Organised trading would enable buyers and sellers to find the best price, while clearing houses would absorb credit risk.
How are we doing? Set aside, if you can, the current attempt in the Congress to suffocate the SEC and CFTC by depriving them of the financial oxygen they need to carry out Dodd-Frank. While it is true that, in a democracy, we get exactly the legislators we deserve, that spectacle truly pushes the limit.
Instead, take a closer look at Dodd-Frank, after all the debate and lobbying have subsided. The statute does a marvellous imitation of the bride left at the altar.
An exemption from exchange trading and clearing has been bestowed on commercial firms using swaps for hedging. Does that not amount to most of the swap participants? And since most of their counterparties are swap dealers, the exemption appears to help them too.
One argument for the exemption is that commercial hedgers need bespoke swaps that may not be exactly replicated by instruments standardised for exchange trading and clearing. But through years of effort by the International Swaps and Derivatives Association, the vast majority of swap terms have become standardised already. Might it be possible to use a listed instrument to cover, say, 85% of the risk and a side letter for the outlier terms? This could take Dodd-Frank toward its goal without imposing a one-size-fits-all regime.

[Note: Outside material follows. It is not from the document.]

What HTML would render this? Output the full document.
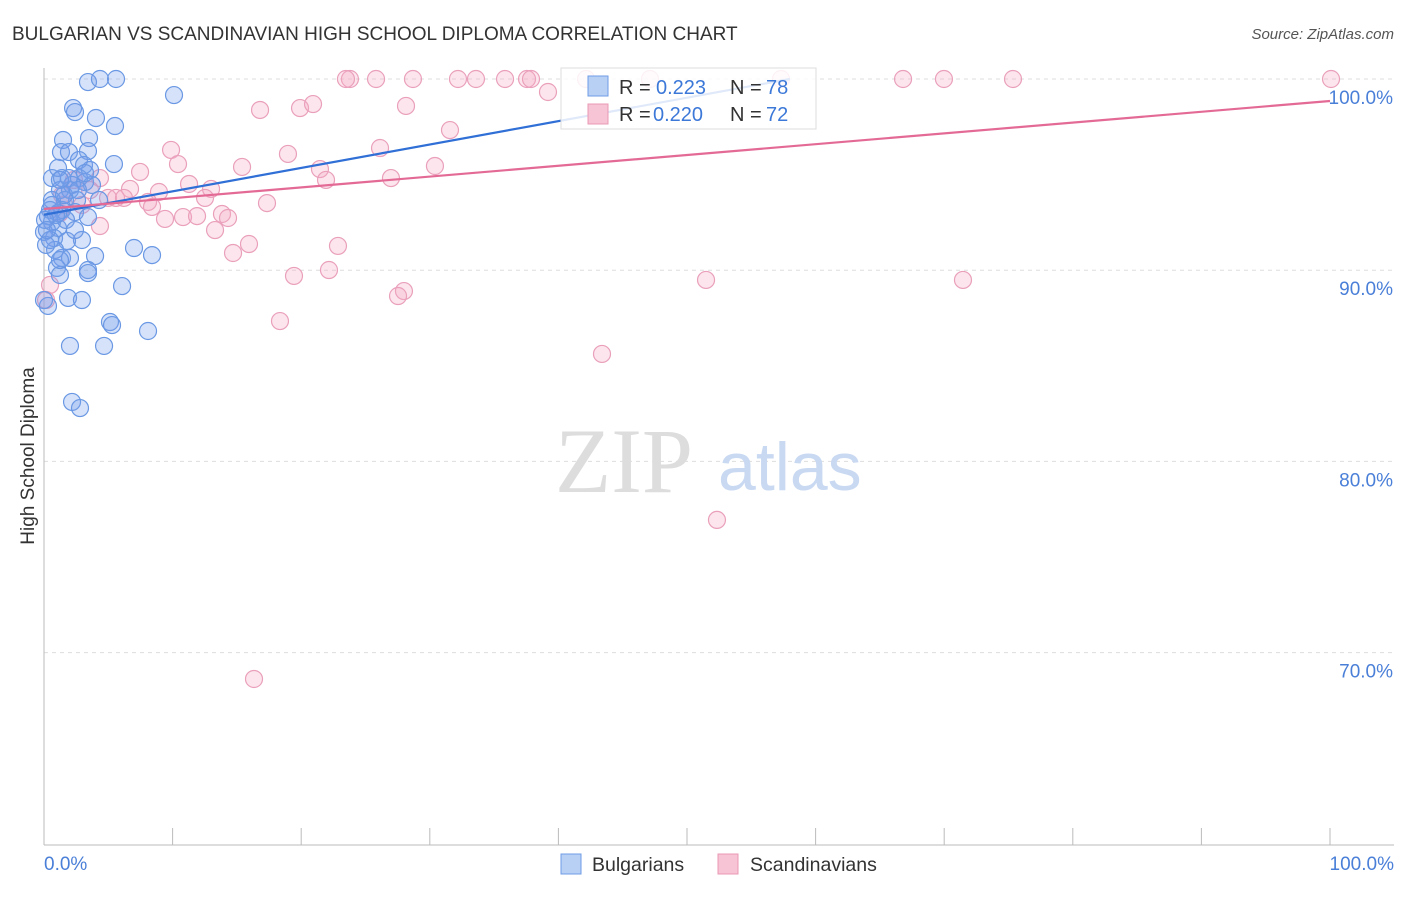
<!DOCTYPE html>
<html><head><meta charset="utf-8"><style>
body{margin:0;background:#fff;font-family:"Liberation Sans",sans-serif;}
svg text{font-family:"Liberation Sans",sans-serif;}
</style></head><body>
<svg id="chart" width="1406" height="892">
<text x="12" y="40" font-size="19" fill="#333">BULGARIAN VS SCANDINAVIAN HIGH SCHOOL DIPLOMA CORRELATION CHART</text>
<text x="1394" y="39" font-size="15" fill="#555" font-style="italic" text-anchor="end">Source: ZipAtlas.com</text>
<g id="grid"></g>
<line x1="44" y1="68" x2="44" y2="845" stroke="#bbb"/>
<line x1="44" y1="845" x2="1394" y2="845" stroke="#bbb"/>
<text x="555" y="492" font-size="92" fill="#ddd" style="font-family:'Liberation Serif',serif">ZIP</text>
<text x="718" y="490" font-size="68" fill="#c9d9f2">atlas</text>
<g id="pts"></g>
<g id="lines"></g>
<text transform="translate(34,456) rotate(-90)" font-size="19" fill="#333" text-anchor="middle">High School Diploma</text>
<text x="44" y="870" font-size="19" fill="#4a7fd8">0.0%</text>
<text x="1394" y="870" font-size="19" fill="#4a7fd8" text-anchor="end">100.0%</text>
<g>
<rect x="561" y="68" width="255" height="61" fill="rgba(255,255,255,0.85)" stroke="#ddd"/>
<rect x="588" y="76" width="20" height="20" fill="#b9d0f5" stroke="#6f9de6"/>
<text x="619" y="94" font-size="20" fill="#333">R =</text>
<text x="656" y="94" font-size="20" fill="#3c78d8">0.223</text>
<text x="730" y="94" font-size="20" fill="#333">N =</text>
<text x="766" y="94" font-size="20" fill="#3c78d8">78</text>
<rect x="588" y="104" width="20" height="20" fill="#f7c4d5" stroke="#e898b4"/>
<text x="619" y="121" font-size="20" fill="#333">R =</text>
<text x="653" y="121" font-size="20" fill="#3c78d8">0.220</text>
<text x="730" y="121" font-size="20" fill="#333">N =</text>
<text x="766" y="121" font-size="20" fill="#3c78d8">72</text>
</g>
<g>
<rect x="561" y="854" width="20" height="20" fill="#b9d0f5" stroke="#6f9de6"/>
<text x="592" y="871" font-size="19.5" fill="#333">Bulgarians</text></g>
<g>
<rect x="718" y="854" width="20" height="20" fill="#f7c4d5" stroke="#e898b4"/>
<text x="750" y="871" font-size="19.5" fill="#333">Scandinavians</text></g>
</svg>
<script>
const yTicks=[100,90,80,70];
const xTicks=[0,10,20,30,40,50,60,70,80,90,100];
const bluePx=[[88,82],[100,79],[116,79],[174,95],[73,108],[75,112],[96,118],[115,126],[63,140],[89,138],[61,152],[69,152],[88,151],[79,160],[84,165],[114,164],[90,170],[52,178],[62,178],[69,178],[79,178],[60,190],[70,190],[52,200],[65,200],[77,200],[99,200],[50,210],[62,210],[75,212],[88,217],[48,216],[52,222],[58,228],[44,232],[54,238],[82,240],[67,241],[134,248],[152,255],[95,256],[62,258],[70,258],[57,268],[88,270],[88,273],[60,275],[122,286],[68,298],[82,300],[48,306],[110,322],[112,325],[148,331],[70,346],[104,346],[72,402],[80,408],[44,300],[55,250],[66,220],[58,213],[72,185],[85,182],[92,185],[58,168],[64,195],[46,245],[50,240],[56,215],[60,180],[45,220],[47,230],[75,230],[60,260],[52,205],[78,190],[85,173]];
const pinkPx=[[350,79],[346,79],[376,79],[413,79],[458,79],[476,79],[505,79],[527,79],[531,79],[586,79],[650,79],[781,79],[903,79],[944,79],[1013,79],[1331,79],[548,92],[260,110],[300,108],[313,104],[406,106],[450,130],[380,148],[171,150],[288,154],[178,164],[140,172],[242,167],[320,169],[435,166],[326,180],[391,178],[189,184],[211,189],[130,189],[159,192],[100,178],[90,190],[108,198],[116,198],[124,198],[148,202],[152,207],[267,203],[205,198],[165,219],[183,217],[197,216],[222,214],[228,218],[215,230],[100,226],[249,244],[233,253],[338,246],[294,276],[329,270],[404,291],[398,296],[706,280],[963,280],[280,321],[602,354],[717,520],[254,679],[60,213],[74,180],[64,205],[50,285],[62,195],[46,300],[82,205]];
const blueX=bluePx.map(p=>+((p[0]-44)/12.86).toFixed(2));
const blueY=bluePx.map(p=>+(100-(p[1]-79)/19.12).toFixed(2));
const pinkX=pinkPx.map(p=>+((p[0]-44)/12.86).toFixed(2));
const pinkY=pinkPx.map(p=>+(100-(p[1]-79)/19.12).toFixed(2));
const blueTrend=[92.9,100];
const blueTrendX=[0,58];
const pinkTrend=[93.2,98.85];
const pinkTrendX=[0,100];
const NS="http://www.w3.org/2000/svg";
const sx=v=>44+v*12.86, sy=v=>79+(100-v)*19.12;
const grid=document.getElementById('grid');
yTicks.forEach(t=>{
 const l=document.createElementNS(NS,'line');
 l.setAttribute('x1',44);l.setAttribute('x2',1394);l.setAttribute('y1',sy(t));l.setAttribute('y2',sy(t));
 l.setAttribute('stroke','#ddd');l.setAttribute('stroke-dasharray','4,4');
 
 
 grid.appendChild(l);
 const tx=document.createElementNS(NS,'text');
 tx.setAttribute('x',1393);tx.setAttribute('y',sy(t)+25);tx.setAttribute('text-anchor','end');
 tx.setAttribute('font-size','19');tx.setAttribute('fill','#4a7fd8');tx.textContent=t.toFixed(1)+'%';
 
 
 grid.appendChild(tx);
});
xTicks.forEach(t=>{
 const l=document.createElementNS(NS,'line');
 l.setAttribute('x1',sx(t));l.setAttribute('x2',sx(t));l.setAttribute('y1',828);l.setAttribute('y2',845);
 l.setAttribute('stroke','#bbb');
 
 
 grid.appendChild(l);
});
const pts=document.getElementById('pts');
function dot(x,y,fill,stroke,name){
 const c=document.createElementNS(NS,'circle');
 c.setAttribute('cx',sx(x));c.setAttribute('cy',sy(y));c.setAttribute('r',8.5);
 c.setAttribute('fill',fill);c.setAttribute('stroke',stroke);c.setAttribute('stroke-width','1.2');
 
 
 pts.appendChild(c);
}
pinkX.forEach((x,i)=>dot(x,pinkY[i],'rgba(244,170,196,0.3)','#eaa0bb','scandinavian-point'));
blueX.forEach((x,i)=>dot(x,blueY[i],'rgba(120,160,235,0.3)','#6a98e4','bulgarian-point'));
const lines=document.getElementById('lines');
function tl(xs,ys,col,name){
 const l=document.createElementNS(NS,'line');
 l.setAttribute('x1',sx(xs[0]));l.setAttribute('y1',sy(ys[0]));l.setAttribute('x2',sx(xs[1]));l.setAttribute('y2',sy(ys[1]));
 l.setAttribute('stroke',col);l.setAttribute('stroke-width','2.2');
 
 
 lines.appendChild(l);
}
tl(blueTrendX,blueTrend,'#2f6fd6','bulgarian-trendline');
tl(pinkTrendX,pinkTrend,'#e46a96','scandinavian-trendline');
</script>
</body></html>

Less convincingly, commercial hedgers, including Fortune 500 firms, have persuaded Congress that it would be too costly for them to pay initial margin – typically about 5% of a contract’s value, and satisfiable with high grade bonds that earn interest while on deposit. This may surprise the family farmer who has lived within that system for 150 years.
Another hole will appear in the Dodd-Frank donut if the Treasury Department exercises its authority to exempt foreign currency transactions from Dodd-Frank. This outcome could allow the trillion-dollar-a-day forex business to remain beyond the reach of regulators.
True, most of this activity is between giant banks but, before we relax, who are we referring to when we speak of “too big to fail” institutions, if not them?
And there is a booming retail FX business that keeps the CFTC’s enforcement staff up at night, due to the flim-flam of some dealers.
Both the SEC and CFTC are working round the clock to draft rules for implementing Dodd-Frank, having been given a single year to “reform” the vast over-the-counter derivatives market.
But Congress, with its gaping exemptions, aided and abetted by Herculean lobbyists, has thrown the switch on the tracks and the original plan of Dodd-Frank has headed off in a different direction.